====== Raw data ======

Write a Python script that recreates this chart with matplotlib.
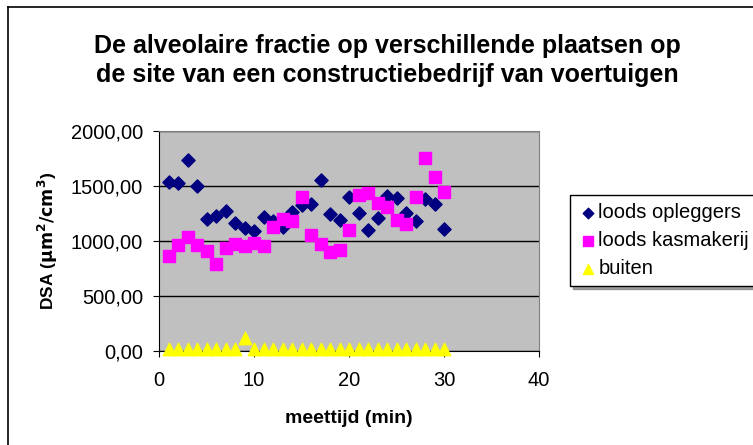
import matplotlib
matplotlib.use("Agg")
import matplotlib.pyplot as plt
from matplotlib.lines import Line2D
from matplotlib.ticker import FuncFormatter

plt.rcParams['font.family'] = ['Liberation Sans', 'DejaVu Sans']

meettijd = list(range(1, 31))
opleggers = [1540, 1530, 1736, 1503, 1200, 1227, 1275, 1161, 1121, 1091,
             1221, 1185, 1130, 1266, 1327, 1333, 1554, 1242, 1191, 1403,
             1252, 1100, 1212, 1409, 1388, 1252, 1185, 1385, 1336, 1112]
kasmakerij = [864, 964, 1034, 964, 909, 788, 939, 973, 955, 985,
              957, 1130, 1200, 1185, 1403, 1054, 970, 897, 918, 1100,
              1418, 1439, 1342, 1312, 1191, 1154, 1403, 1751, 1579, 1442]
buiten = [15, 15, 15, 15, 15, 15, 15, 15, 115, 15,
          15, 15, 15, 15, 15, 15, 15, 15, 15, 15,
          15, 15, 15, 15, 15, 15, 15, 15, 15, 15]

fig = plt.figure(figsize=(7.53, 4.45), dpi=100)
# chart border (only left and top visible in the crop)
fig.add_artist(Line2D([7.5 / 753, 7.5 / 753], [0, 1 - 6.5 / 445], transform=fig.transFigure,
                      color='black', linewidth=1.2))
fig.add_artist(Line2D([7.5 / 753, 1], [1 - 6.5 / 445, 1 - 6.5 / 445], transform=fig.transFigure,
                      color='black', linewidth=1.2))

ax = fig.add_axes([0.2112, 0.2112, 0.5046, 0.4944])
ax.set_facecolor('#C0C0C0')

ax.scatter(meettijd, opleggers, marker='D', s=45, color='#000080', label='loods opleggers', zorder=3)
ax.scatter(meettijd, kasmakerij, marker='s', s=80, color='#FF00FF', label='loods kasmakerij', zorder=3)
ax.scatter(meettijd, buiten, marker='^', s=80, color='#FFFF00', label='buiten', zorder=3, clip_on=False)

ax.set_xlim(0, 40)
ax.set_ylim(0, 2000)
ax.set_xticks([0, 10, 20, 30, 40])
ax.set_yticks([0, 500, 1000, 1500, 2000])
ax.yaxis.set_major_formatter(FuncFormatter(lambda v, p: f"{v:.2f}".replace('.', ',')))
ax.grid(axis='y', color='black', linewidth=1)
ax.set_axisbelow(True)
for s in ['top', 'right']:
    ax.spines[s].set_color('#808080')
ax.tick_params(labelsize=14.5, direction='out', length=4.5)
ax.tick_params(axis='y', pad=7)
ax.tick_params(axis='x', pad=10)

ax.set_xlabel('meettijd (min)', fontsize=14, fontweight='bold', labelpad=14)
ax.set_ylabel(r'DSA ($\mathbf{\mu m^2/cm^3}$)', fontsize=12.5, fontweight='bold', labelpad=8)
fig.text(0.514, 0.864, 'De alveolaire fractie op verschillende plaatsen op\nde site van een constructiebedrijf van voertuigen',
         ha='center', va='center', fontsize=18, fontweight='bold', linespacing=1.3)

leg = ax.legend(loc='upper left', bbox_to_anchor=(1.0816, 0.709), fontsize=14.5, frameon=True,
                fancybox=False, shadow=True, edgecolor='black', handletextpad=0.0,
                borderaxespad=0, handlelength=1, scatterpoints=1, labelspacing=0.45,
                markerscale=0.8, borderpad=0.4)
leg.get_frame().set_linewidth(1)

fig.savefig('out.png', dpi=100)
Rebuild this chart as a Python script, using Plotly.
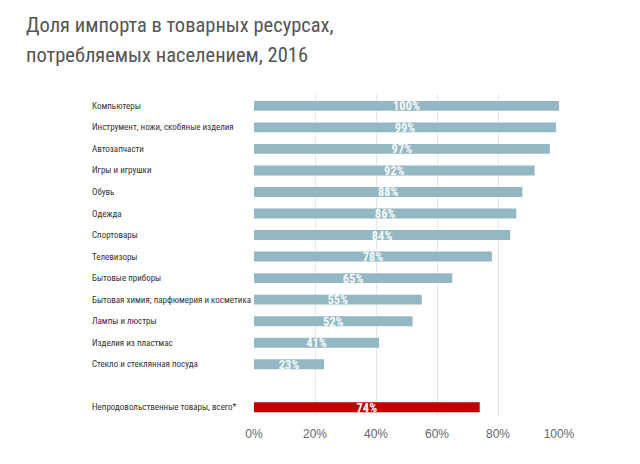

======

# Short exercise
Print the entries as they stand, first line through the line holding "plt.rcParams['font.family'] = ['Liberation", with every picture removed.

# Solution to the problem
Write a Python script that recreates this chart with matplotlib.
import matplotlib
matplotlib.use("Agg")
import matplotlib.pyplot as plt
from matplotlib.lines import Line2D
from matplotlib.ticker import FuncFormatter

plt.rcParams['font.family'] = ['Liberation Sans', 'DejaVu Sans']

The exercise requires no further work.